__DESCRIPTION OF THE TASK__
Write out the entries below exactly, starting at the first line and stopping after the line that contains "economic\newline value through\newline"; skip all pictures.
_ _ _ _
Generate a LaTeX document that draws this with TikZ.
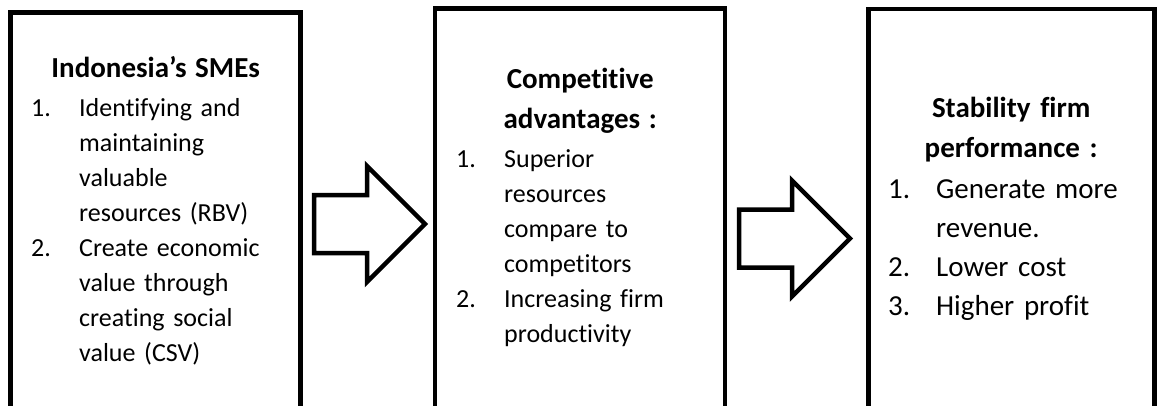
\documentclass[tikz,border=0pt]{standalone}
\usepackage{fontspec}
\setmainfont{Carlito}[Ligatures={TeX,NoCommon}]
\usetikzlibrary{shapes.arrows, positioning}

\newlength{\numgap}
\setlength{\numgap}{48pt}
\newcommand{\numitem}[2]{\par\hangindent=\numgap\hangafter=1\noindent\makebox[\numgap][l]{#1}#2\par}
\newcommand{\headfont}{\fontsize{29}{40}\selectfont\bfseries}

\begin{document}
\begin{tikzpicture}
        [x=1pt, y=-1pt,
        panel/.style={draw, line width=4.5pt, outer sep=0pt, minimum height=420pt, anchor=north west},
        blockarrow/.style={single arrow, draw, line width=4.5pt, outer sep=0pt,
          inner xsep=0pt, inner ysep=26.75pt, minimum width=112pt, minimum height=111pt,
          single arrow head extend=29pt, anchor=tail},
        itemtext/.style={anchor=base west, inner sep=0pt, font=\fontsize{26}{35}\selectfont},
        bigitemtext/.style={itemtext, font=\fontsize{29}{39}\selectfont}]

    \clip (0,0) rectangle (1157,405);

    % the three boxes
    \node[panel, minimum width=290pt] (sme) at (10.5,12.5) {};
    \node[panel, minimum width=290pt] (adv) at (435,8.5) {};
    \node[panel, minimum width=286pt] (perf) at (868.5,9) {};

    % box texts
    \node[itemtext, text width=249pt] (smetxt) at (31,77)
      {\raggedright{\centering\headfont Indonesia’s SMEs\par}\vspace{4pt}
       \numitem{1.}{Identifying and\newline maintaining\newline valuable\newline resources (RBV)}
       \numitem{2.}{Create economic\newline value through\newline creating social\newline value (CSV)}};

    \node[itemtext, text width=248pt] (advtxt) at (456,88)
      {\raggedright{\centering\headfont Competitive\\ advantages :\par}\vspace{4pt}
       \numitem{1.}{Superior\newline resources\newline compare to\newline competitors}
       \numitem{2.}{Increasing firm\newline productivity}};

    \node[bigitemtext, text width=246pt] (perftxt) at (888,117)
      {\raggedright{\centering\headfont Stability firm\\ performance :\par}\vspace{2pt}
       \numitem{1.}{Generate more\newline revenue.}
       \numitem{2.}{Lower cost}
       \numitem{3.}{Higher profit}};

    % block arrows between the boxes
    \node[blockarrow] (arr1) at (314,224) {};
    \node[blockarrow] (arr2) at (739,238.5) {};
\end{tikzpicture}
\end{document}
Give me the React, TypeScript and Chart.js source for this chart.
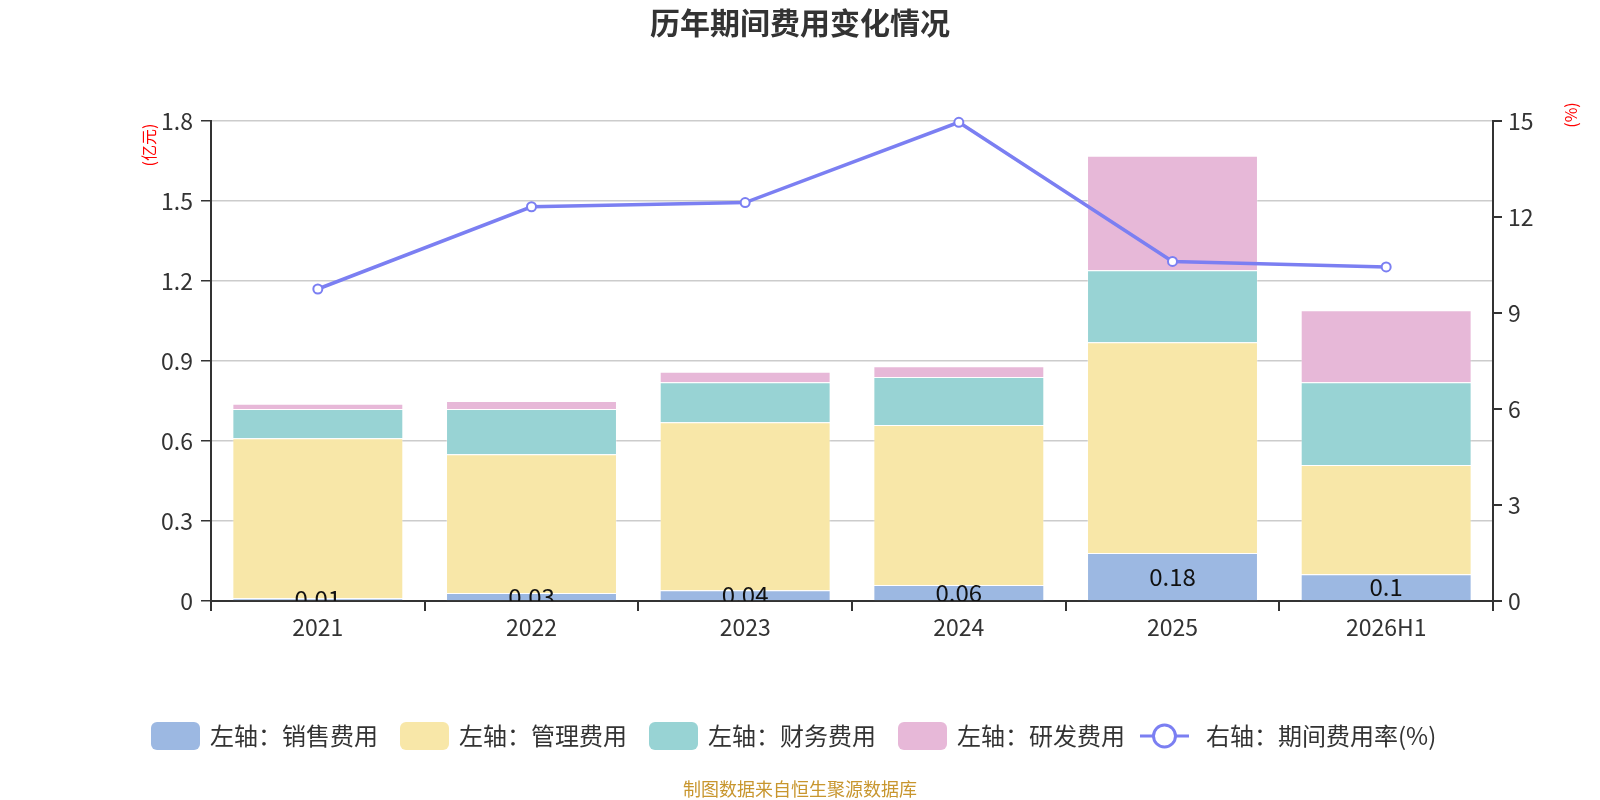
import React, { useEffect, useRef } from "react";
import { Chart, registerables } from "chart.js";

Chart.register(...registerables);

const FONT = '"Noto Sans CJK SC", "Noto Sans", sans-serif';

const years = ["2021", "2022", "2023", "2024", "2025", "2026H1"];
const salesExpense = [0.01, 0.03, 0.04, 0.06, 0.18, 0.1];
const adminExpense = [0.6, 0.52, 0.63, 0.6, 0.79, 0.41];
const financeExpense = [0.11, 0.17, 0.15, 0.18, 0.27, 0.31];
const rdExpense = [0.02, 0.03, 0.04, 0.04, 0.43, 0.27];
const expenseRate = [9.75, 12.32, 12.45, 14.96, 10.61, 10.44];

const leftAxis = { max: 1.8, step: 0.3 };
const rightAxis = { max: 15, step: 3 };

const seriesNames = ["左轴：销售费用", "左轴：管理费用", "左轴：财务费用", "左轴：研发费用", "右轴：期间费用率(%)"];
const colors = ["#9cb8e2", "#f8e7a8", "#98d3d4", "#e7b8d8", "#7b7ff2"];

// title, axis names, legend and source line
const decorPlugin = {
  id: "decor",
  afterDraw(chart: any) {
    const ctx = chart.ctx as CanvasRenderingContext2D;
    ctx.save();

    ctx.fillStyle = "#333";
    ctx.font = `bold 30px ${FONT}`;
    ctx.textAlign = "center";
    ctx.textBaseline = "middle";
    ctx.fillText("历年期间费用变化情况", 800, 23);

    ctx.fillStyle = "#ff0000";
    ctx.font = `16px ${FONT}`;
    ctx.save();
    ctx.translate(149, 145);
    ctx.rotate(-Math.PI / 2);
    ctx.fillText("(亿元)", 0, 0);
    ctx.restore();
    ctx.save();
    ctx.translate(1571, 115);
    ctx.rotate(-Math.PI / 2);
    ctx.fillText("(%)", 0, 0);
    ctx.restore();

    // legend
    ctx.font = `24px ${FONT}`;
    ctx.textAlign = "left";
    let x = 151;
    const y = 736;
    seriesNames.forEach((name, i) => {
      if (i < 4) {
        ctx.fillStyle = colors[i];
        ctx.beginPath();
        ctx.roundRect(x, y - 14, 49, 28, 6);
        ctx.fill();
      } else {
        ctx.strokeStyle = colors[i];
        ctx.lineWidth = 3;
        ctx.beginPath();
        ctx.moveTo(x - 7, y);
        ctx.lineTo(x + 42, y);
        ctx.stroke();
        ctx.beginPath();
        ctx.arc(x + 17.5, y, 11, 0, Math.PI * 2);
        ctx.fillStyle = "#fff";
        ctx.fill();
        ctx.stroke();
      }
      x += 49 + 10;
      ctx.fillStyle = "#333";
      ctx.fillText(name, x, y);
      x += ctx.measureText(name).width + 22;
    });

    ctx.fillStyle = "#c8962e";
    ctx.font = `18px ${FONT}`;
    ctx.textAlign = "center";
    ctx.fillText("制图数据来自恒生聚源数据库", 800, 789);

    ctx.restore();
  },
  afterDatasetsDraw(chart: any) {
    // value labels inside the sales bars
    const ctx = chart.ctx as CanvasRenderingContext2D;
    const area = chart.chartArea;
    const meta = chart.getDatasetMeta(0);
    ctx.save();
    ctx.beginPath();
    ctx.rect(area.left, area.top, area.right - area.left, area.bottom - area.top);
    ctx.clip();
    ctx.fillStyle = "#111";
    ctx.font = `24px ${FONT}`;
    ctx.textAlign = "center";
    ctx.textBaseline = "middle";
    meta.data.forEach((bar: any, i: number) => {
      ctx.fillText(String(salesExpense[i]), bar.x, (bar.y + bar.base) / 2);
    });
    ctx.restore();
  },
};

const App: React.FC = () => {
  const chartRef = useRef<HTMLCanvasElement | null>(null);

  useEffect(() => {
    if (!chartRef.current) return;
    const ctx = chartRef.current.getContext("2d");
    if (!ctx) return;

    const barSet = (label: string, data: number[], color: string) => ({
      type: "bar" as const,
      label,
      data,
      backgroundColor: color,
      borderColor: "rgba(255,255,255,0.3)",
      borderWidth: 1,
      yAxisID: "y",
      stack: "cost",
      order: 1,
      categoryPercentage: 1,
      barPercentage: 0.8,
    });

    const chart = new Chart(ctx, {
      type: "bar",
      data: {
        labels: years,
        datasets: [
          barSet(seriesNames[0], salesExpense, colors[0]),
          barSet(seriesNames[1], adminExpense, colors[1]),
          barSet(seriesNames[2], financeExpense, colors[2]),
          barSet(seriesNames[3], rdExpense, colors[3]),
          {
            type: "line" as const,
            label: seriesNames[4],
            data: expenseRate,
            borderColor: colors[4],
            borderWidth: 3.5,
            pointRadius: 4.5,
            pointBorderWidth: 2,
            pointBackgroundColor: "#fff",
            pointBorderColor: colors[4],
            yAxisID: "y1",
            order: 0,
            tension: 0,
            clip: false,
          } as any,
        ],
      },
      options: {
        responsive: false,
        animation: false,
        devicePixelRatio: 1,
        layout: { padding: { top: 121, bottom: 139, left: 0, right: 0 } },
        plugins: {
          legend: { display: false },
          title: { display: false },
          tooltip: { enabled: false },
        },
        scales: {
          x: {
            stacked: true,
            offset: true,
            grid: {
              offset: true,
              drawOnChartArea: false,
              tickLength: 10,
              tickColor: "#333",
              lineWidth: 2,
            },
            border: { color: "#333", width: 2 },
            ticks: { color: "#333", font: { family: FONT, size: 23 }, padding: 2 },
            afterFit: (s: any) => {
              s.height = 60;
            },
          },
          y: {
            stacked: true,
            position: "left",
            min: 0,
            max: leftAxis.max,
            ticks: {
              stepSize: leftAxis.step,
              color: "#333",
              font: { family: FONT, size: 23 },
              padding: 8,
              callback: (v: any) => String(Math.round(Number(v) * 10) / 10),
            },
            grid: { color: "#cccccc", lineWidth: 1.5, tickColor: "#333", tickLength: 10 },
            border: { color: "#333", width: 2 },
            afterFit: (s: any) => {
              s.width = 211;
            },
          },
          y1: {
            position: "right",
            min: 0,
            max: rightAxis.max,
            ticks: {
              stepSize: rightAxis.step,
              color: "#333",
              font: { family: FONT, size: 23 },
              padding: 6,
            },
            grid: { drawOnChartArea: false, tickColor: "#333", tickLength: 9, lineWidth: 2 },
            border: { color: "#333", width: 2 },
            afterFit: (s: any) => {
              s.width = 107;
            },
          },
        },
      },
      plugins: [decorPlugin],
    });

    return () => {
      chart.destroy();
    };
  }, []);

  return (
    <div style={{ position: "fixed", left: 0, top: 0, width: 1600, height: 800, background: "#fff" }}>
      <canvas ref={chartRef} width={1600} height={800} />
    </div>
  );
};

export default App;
_ _ _ _
__WRITTEN ANSWER__
Generate a LaTeX document that draws this with TikZ.
\documentclass[tikz,border=0pt]{standalone}
\usepackage{fontspec}
\setmainfont{Carlito}[Ligatures={TeX,NoCommon}]
\usetikzlibrary{shapes.arrows, positioning}

\newlength{\numgap}
\setlength{\numgap}{48pt}
\newcommand{\numitem}[2]{\par\hangindent=\numgap\hangafter=1\noindent\makebox[\numgap][l]{#1}#2\par}
\newcommand{\headfont}{\fontsize{29}{40}\selectfont\bfseries}

\begin{document}
\begin{tikzpicture}
        [x=1pt, y=-1pt,
        panel/.style={draw, line width=4.5pt, outer sep=0pt, minimum height=420pt, anchor=north west},
        blockarrow/.style={single arrow, draw, line width=4.5pt, outer sep=0pt,
          inner xsep=0pt, inner ysep=26.75pt, minimum width=112pt, minimum height=111pt,
          single arrow head extend=29pt, anchor=tail},
        itemtext/.style={anchor=base west, inner sep=0pt, font=\fontsize{26}{35}\selectfont},
        bigitemtext/.style={itemtext, font=\fontsize{29}{39}\selectfont}]

    \clip (0,0) rectangle (1157,405);

    % the three boxes
    \node[panel, minimum width=290pt] (sme) at (10.5,12.5) {};
    \node[panel, minimum width=290pt] (adv) at (435,8.5) {};
    \node[panel, minimum width=286pt] (perf) at (868.5,9) {};

    % box texts
    \node[itemtext, text width=249pt] (smetxt) at (31,77)
      {\raggedright{\centering\headfont Indonesia’s SMEs\par}\vspace{4pt}
       \numitem{1.}{Identifying and\newline maintaining\newline valuable\newline resources (RBV)}
       \numitem{2.}{Create economic\newline value through\newline creating social\newline value (CSV)}};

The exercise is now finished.